▸ MATERIAL PROVIDED

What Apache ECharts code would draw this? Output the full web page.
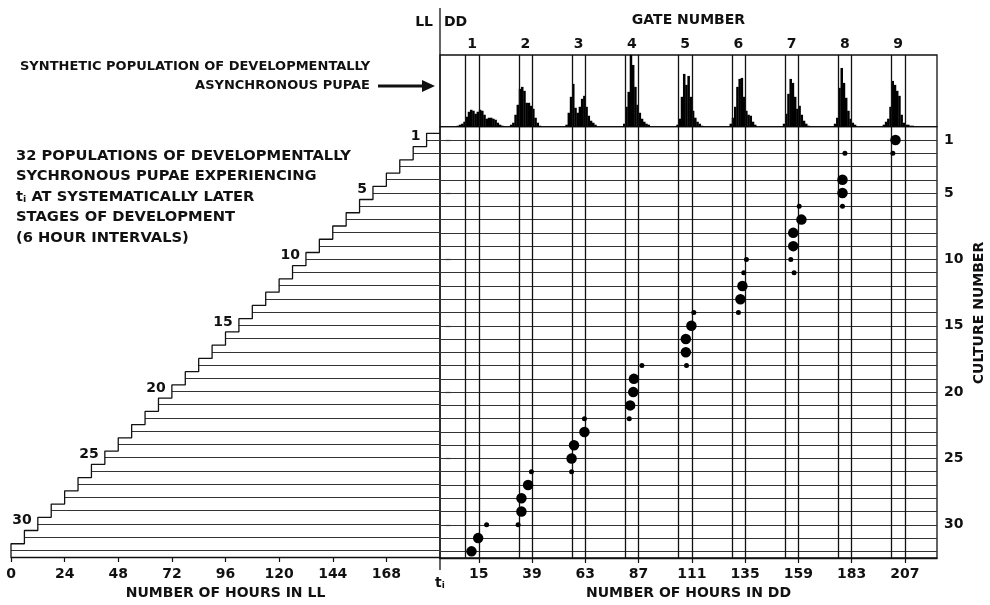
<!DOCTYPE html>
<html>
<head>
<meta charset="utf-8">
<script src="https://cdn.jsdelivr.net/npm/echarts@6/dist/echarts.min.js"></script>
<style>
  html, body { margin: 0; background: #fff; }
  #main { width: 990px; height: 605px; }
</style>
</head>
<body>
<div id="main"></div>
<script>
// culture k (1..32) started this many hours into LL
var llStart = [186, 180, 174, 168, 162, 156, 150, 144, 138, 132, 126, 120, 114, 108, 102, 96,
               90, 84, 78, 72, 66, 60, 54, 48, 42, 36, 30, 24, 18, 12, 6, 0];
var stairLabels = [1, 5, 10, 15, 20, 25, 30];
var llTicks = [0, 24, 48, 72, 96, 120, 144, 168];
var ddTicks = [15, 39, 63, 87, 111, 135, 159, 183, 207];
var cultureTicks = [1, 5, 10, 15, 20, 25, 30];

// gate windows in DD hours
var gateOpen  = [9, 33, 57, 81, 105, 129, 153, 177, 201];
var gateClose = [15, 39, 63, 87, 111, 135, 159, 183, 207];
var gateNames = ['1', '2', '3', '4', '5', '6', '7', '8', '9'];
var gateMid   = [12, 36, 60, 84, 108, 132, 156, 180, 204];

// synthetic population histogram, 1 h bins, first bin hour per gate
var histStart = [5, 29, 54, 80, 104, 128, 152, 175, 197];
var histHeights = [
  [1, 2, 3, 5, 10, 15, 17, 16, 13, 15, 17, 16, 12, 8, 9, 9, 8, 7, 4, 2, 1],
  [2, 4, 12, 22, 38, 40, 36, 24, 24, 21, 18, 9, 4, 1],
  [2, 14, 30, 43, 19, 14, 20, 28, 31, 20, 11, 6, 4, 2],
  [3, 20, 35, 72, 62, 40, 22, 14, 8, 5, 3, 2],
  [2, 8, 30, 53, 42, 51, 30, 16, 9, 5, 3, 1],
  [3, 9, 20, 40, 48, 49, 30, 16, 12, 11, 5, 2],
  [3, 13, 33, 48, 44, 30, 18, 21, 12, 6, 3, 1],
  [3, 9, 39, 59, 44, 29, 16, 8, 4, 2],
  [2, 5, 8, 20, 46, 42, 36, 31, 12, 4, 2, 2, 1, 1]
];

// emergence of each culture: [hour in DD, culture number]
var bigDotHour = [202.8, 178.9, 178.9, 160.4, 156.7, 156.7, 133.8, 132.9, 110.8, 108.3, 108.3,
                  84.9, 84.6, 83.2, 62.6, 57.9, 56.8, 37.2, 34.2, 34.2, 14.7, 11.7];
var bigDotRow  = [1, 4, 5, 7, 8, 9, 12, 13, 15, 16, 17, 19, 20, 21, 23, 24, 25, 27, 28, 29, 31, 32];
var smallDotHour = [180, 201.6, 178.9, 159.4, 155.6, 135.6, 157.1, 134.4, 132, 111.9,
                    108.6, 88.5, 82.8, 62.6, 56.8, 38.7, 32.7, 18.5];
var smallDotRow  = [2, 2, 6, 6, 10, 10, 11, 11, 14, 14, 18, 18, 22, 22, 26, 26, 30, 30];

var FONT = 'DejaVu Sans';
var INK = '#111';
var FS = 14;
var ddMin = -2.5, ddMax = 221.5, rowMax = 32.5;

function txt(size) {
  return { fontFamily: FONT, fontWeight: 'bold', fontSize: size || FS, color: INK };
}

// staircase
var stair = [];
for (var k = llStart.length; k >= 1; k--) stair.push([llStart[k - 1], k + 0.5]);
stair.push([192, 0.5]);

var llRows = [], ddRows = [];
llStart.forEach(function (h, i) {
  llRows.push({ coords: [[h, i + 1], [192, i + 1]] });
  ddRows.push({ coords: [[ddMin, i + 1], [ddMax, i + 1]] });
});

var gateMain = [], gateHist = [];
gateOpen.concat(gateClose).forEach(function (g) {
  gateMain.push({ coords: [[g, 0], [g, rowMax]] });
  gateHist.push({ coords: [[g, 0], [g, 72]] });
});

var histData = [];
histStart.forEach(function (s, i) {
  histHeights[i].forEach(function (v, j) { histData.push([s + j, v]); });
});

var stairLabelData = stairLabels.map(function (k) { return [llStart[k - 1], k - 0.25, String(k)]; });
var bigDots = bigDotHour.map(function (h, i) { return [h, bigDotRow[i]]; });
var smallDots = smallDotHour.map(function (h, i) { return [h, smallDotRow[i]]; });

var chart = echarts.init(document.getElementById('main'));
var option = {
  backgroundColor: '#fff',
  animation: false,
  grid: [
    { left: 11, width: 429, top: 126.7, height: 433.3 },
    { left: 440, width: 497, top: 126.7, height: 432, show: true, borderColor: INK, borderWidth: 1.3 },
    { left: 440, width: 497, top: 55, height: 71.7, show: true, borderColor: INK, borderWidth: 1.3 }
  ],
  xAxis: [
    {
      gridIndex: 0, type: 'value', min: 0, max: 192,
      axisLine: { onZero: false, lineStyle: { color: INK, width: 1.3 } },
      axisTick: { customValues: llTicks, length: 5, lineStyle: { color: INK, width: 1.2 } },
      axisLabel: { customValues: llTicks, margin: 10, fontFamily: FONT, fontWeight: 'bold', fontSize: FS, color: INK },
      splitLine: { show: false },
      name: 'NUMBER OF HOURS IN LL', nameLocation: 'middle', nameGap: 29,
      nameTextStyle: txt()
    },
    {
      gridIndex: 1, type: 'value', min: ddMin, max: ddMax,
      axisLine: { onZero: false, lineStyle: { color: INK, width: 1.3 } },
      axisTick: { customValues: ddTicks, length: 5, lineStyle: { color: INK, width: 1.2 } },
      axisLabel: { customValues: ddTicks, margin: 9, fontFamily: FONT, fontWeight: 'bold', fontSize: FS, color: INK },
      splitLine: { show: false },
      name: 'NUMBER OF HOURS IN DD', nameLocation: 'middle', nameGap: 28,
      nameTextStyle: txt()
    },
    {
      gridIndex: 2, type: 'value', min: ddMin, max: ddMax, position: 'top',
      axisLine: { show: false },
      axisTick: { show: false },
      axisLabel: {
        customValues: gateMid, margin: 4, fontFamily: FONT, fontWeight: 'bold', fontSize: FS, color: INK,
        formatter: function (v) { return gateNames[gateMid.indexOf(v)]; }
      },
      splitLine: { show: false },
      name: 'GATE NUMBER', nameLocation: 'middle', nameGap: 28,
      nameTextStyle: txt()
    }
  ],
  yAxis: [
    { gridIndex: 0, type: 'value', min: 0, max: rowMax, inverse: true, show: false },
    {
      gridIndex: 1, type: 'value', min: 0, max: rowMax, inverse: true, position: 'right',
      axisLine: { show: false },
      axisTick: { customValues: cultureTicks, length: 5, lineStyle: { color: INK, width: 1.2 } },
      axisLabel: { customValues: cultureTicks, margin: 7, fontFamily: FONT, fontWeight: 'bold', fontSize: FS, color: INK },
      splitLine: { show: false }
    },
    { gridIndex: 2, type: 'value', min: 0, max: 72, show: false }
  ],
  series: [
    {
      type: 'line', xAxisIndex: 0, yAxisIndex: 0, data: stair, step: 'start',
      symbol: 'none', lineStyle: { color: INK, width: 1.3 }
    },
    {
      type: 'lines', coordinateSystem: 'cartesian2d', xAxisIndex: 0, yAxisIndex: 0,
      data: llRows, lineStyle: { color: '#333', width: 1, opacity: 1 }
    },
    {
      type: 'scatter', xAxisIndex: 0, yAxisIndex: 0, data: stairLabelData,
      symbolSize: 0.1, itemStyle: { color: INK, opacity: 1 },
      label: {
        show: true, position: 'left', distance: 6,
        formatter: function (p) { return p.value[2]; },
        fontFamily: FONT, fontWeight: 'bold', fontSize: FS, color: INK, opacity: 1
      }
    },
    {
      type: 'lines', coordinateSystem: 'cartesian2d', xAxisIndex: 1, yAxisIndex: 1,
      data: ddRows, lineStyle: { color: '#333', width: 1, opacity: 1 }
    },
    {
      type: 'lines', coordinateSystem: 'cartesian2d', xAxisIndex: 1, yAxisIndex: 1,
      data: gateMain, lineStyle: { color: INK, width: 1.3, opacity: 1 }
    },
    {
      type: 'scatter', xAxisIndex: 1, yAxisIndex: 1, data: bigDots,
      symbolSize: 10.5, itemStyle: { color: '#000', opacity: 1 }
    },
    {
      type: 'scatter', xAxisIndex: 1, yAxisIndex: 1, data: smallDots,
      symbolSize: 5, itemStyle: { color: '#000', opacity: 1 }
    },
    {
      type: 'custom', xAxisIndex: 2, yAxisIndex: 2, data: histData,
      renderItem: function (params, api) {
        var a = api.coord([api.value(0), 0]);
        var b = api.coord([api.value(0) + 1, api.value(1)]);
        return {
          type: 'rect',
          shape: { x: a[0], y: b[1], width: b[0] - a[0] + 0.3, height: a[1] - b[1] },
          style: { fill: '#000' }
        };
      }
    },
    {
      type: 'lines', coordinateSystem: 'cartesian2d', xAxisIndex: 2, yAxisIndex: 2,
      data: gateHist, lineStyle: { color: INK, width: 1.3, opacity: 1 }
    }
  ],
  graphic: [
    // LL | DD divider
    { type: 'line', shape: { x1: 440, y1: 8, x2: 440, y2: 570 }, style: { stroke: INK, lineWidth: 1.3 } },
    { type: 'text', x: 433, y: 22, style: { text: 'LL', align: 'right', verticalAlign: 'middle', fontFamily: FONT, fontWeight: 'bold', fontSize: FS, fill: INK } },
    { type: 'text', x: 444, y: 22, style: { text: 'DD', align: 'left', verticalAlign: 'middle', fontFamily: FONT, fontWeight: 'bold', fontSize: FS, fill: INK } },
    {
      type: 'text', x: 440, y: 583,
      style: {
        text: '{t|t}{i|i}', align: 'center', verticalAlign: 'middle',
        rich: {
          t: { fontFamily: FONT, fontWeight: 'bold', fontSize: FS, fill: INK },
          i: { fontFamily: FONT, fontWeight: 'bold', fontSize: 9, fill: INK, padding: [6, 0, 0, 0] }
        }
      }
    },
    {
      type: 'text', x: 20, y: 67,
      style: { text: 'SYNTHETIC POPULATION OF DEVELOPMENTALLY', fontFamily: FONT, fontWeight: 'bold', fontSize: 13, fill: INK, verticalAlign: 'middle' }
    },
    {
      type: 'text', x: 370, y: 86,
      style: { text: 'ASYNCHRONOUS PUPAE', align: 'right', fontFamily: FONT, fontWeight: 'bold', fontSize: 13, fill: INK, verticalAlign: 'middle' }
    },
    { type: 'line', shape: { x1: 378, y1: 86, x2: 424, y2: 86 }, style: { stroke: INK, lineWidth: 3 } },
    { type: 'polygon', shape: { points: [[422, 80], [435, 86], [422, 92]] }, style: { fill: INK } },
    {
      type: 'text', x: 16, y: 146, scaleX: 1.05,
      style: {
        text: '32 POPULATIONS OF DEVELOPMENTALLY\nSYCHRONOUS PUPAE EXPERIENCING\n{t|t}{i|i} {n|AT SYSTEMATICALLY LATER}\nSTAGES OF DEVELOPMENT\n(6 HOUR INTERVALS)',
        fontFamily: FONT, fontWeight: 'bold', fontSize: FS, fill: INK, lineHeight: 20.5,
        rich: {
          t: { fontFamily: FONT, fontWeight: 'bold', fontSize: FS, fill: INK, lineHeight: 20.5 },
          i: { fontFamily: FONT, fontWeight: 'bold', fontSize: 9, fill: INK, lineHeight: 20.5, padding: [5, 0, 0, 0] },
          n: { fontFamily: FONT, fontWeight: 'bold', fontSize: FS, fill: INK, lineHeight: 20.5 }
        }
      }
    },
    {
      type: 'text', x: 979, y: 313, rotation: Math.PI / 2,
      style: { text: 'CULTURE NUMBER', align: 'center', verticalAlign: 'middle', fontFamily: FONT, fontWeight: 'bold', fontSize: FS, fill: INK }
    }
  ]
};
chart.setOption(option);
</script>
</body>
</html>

▸ WHAT TO DO
Copy exactly the lines running from the beginning of the listing through the line that has "156, 180, 204];". Drop the pictures.

▸ TASK RESPONSE
What Apache ECharts code would draw this? Output the full web page.
<!DOCTYPE html>
<html>
<head>
<meta charset="utf-8">
<script src="https://cdn.jsdelivr.net/npm/echarts@6/dist/echarts.min.js"></script>
<style>
  html, body { margin: 0; background: #fff; }
  #main { width: 990px; height: 605px; }
</style>
</head>
<body>
<div id="main"></div>
<script>
// culture k (1..32) started this many hours into LL
var llStart = [186, 180, 174, 168, 162, 156, 150, 144, 138, 132, 126, 120, 114, 108, 102, 96,
               90, 84, 78, 72, 66, 60, 54, 48, 42, 36, 30, 24, 18, 12, 6, 0];
var stairLabels = [1, 5, 10, 15, 20, 25, 30];
var llTicks = [0, 24, 48, 72, 96, 120, 144, 168];
var ddTicks = [15, 39, 63, 87, 111, 135, 159, 183, 207];
var cultureTicks = [1, 5, 10, 15, 20, 25, 30];

// gate windows in DD hours
var gateOpen  = [9, 33, 57, 81, 105, 129, 153, 177, 201];
var gateClose = [15, 39, 63, 87, 111, 135, 159, 183, 207];
var gateNames = ['1', '2', '3', '4', '5', '6', '7', '8', '9'];
var gateMid   = [12, 36, 60, 84, 108, 132, 156, 180, 204];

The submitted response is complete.